Des contrôles presque aussi fréquents que pour les valides
Jean-Claude Druvert, médecin général de la Fédération handisport et responsable médical de la délégation française à Londres cette année, en est désolé:
«Ce sont des pratiques qui relèvent de la triche pure et simple puisque les concurrents ne sont plus sur un pied d'égalité, mais qui sont aussi très dangereuses pour les athlètes, qui peuvent y laisser leur vie. On peut très bien se retrouver accidentellement dans l’état qu’ils provoquent artificiellement et en mourir.
― Mais pourquoi font-ils ça, si le risque est si grand?
― Parce qu’ils sont dans le même état d’esprit que les valides. Ils veulent gagner et emploient tous les moyens pour ça. Pour autant, ces méthodes particulières ne concernent pas tous les athlètes handisport puisqu’il faut avoir une lésion de la moelle épinière pour que ça marche. Et plus la lésion est haute, plus c’est efficace. C’est la raison pour laquelle les valides n’ont pas recours à ces pratiques.
― Et il y a des contrôles?
― Bien sûr. Je crois qu’il est prévu que 1.200 des 4.200 athlètes soient contrôlés pour ces Jeux paralympiques, ce qui n’est pas loin des niveaux de contrôles pratiqués aux JO. On fait une prise de pression artérielle et on en coince de temps en temps parce qu’elle dépasse les 180 mm de mercure…
― On les contrôle aussi pour le dopage classique?
― Oui, mais le boosting est un peu le dopage du pauvre. C’est pour ça qu’il est plus répandu que l’EPO, les anabolisants ou les hormones de croissance chez les sportifs handicapés. Il y a toutefois des cas même si ce qui a été le plus souvent repéré est l’usage du cannabis comme relaxant.

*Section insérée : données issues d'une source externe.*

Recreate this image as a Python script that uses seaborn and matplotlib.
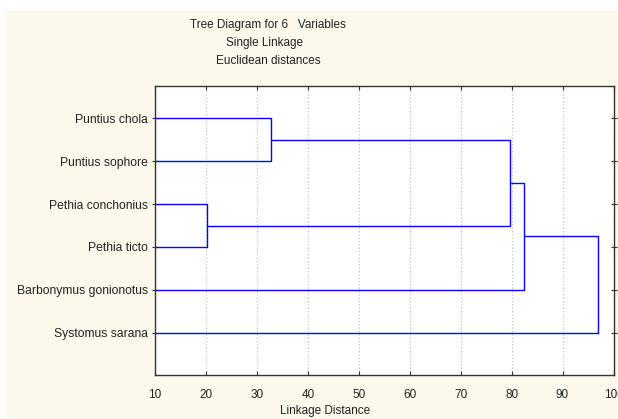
import numpy as np
import pandas as pd
import matplotlib
matplotlib.use("Agg")
import matplotlib.pyplot as plt
import seaborn as sns

# ---- data ----
labels = ["Puntius chola", "Puntius sophore", "Pethia conchonius",
          "Pethia ticto", "Barbonymus gonionotus", "Systomus sarana"]
merge_left = [0, 2, 6, 8, 9]      # cluster ids (leaves 0-5, new clusters 6..)
merge_right = [1, 3, 7, 4, 5]
merge_dist = [32.8, 20.3, 79.7, 82.4, 96.9]
x_ticks = [10, 20, 30, 40, 50, 60, 70, 80, 90, 100]
leaf_start = 10

# ---- build dendrogram segments from linkage ----
pos = {i: float(i) for i in range(len(labels))}
height = {i: leaf_start for i in range(len(labels))}
rows = []
uid = 0
for k, (a, b, d) in enumerate(zip(merge_left, merge_right, merge_dist)):
    new = len(labels) + k
    for (xx, yy) in [(height[a], pos[a]), (d, pos[a]), (d, pos[b]), (height[b], pos[b])]:
        rows.append({"dist": xx, "row": yy, "seg": uid, "order": len(rows)})
    uid += 1
    pos[new] = (pos[a] + pos[b]) / 2
    height[new] = d
df = pd.DataFrame(rows)

sns.set_theme(style="white")
plt.rcParams["font.family"] = ["Liberation Sans", "DejaVu Sans"]

fig = plt.figure(figsize=(6.18, 4.19), dpi=100)
fig.patch.set_facecolor("white")
fig.patches.append(plt.Rectangle((7 / 618, 0), 1, (419 - 11) / 419,
                                 transform=fig.transFigure, facecolor="#fdf8ec",
                                 edgecolor="none", zorder=-10))
ax = fig.add_axes([155 / 618, 44 / 419, (613.5 - 155) / 618, (375 - 86) / 419])
ax.set_facecolor("white")

sns.lineplot(data=df, x="dist", y="row", units="seg", estimator=None, sort=False,
             color="#0000ff", linewidth=1.0, ax=ax, legend=False)

ax.set_xlim(10, 100)
ax.set_ylim(5 + 0.986, -0.753)
ax.set_xticks(x_ticks)
ax.set_xticklabels([str(t) for t in x_ticks], fontsize=8.5, color="#222222")
ax.set_yticks(range(len(labels)))
ax.set_yticklabels(labels, fontsize=8.7, color="#222222")
ax.set_xlabel("")
ax.set_ylabel("")
ax.xaxis.grid(True, linestyle=(0, (1, 2)), color="#bbbbbb", linewidth=0.8)
ax.yaxis.grid(False)
for s in ax.spines.values():
    s.set_color("#333333")
    s.set_linewidth(1.0)
    s.set_visible(True)
ax.tick_params(axis="x", which="both", direction="in", length=3, width=0.8,
               color="#333333", bottom=True, top=True, pad=10)
ax.tick_params(axis="y", which="both", direction="inout", length=4, width=0.8,
               color="#333333", left=True, right=True, pad=3)

fig.text(325 / 618, 1 - 411 / 419, "Linkage Distance", ha="center",
         va="center", fontsize=8.5, color="#222222")
fig.text(268 / 618, 1 - 25 / 419, "Tree Diagram for 6   Variables", ha="center",
         va="center", fontsize=8.5, color="#222222")
fig.text(264 / 618, 1 - 43 / 419, "Single Linkage", ha="center",
         va="center", fontsize=8.5, color="#222222")
fig.text(268 / 618, 1 - 61 / 419, "Euclidean distances", ha="center",
         va="center", fontsize=8.5, color="#222222")

fig.savefig("out.png", dpi=100)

― Mais le boosting, c’est vraiment efficace pour la performance?
― Oui. C’est bien le problème…»
En tout cas, un premier français vient d'être déjà disqualifié pour cette édition des Jeux paralympiques, et ce n'était pas pour s'être retenu de faire pipi, au contraire: pour l'Agence Française contre le Dopage, le nageur Hayri Simsek prenait justement trop de diurétiques.